November 15th, 2007 at 1:36 pm
40
Mr Pelican Pants says:
The Heisman curse has always led to a defeat in recent years in the MNC game…..(see Gino Torretta and Miami….1992) So if Dixon wins it, he is guaranteed to get throttled in MNC game….
Moving on, the latter part of the Heisman Trophy curse is as follows: if you win the Heisman Trophy and you are on a team who will play for the national championship, you are going to lose the game. This part of the supposed curse is harder to disprove. Since the BCS was implemented in 1998, Heisman Trophy winners have played in 3 of the 6 games, all of them being quarterbacks (Jason White, Eric Crouch, and Chris Weinke), and all 3 of their teams lost in the championship by more than a touchdown. In fact, they all tend to play very poorly. The best example of this is in 2000, when Chris Weinke and the high-powered Florida State Seminole offense could not even move the ball, much less put a single offensive point on the board in the Orange Bowl, which was won 13-2 by the Oklahoma Sooners and their Heisman Trophy runner-up quarterback Josh Heuple.

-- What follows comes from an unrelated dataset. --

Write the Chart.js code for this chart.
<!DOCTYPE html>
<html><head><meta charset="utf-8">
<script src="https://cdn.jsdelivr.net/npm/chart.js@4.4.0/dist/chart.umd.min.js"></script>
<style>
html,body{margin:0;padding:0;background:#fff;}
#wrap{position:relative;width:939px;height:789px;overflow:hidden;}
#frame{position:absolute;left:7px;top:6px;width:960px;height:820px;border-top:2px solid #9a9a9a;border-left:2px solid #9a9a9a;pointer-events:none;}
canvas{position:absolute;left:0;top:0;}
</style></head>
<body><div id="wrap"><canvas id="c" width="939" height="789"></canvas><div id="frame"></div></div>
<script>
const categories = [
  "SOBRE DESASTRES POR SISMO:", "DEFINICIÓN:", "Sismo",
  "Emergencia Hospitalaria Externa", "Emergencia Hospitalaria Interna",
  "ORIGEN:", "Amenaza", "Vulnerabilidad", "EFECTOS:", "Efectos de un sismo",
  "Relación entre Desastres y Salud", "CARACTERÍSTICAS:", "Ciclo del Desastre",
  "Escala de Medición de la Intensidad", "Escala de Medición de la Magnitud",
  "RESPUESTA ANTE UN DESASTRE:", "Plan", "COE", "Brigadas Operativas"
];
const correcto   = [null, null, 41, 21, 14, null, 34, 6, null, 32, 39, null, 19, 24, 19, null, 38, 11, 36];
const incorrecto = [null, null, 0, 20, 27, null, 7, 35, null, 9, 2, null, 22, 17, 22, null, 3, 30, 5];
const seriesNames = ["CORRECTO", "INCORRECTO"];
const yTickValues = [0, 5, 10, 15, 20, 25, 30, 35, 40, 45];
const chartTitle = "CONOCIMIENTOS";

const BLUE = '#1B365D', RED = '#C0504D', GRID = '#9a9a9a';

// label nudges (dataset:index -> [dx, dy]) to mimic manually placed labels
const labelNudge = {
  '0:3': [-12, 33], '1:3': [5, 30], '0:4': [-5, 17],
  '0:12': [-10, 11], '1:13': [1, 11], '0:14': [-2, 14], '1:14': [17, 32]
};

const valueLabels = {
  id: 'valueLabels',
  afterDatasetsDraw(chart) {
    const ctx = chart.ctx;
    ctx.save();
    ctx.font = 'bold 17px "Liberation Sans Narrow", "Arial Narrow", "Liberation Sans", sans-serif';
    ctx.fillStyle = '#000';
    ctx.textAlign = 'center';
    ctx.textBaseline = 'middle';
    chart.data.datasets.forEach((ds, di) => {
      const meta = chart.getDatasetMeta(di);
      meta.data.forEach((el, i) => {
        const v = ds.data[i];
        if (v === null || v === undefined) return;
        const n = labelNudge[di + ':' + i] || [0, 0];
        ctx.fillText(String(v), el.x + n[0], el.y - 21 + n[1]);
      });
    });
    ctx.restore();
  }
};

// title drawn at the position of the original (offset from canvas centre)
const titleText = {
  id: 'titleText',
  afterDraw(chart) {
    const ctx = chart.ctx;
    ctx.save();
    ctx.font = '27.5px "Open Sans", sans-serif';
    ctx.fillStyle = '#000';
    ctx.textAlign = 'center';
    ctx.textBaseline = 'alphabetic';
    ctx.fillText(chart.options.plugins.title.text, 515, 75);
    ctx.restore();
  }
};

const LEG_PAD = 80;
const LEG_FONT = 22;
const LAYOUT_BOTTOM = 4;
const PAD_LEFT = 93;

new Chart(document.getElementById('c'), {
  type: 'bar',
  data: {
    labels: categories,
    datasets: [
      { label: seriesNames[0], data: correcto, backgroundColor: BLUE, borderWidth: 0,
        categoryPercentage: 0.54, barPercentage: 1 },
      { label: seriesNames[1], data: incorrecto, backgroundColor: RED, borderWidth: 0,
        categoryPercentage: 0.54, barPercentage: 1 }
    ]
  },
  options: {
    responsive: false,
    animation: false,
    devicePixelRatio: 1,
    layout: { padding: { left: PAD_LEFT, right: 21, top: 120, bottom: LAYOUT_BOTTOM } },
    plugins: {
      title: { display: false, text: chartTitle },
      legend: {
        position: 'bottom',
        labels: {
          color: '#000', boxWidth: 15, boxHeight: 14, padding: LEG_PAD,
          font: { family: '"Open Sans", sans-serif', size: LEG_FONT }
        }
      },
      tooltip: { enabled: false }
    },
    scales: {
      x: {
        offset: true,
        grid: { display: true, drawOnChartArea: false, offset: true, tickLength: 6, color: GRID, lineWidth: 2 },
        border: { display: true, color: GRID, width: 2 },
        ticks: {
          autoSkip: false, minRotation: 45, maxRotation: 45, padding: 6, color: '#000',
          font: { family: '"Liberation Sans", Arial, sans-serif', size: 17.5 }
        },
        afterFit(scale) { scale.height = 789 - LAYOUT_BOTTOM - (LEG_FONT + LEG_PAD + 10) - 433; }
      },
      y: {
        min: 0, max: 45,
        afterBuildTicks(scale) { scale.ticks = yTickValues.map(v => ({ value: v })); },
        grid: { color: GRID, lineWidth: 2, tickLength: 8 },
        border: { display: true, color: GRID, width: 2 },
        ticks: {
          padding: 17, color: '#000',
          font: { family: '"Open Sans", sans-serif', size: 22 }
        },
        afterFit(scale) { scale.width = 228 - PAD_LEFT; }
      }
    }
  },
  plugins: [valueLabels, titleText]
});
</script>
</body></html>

This curse goes beyond recent BCS history as well. In fact, if you win the Heisman Trophy and play for the Miami Hurricanes, you are destined to lose the championship game. Miamis 2 Heisman Trophy winners, Vinny Testaverde (1986) and Gino Torretta (1992) both lost the national championships. In the last 20 years, only Danny Wuerffel (1996) has won the national championship game after winning the Heisman Trophy. That year, Wuerffels Florida Gators beat their in-state rival Florida State Seminoles in the Sugar Bowl. This curse is not confined to championship games only. In the past 30 years, Heisman Trophy winners have lost more than half of the bowl games they played in, not just the national championship game. He may end up like Jason White…..hometown insurance rep……with a Heisman on his desk…….
November 15th, 2007 at 7:55 pm
41
The Unorthodox Fox says:
Does blowing his knee out count as blowing his Heisman chances?
I winced when I saw it happen. Knees aren’t made to bend like that.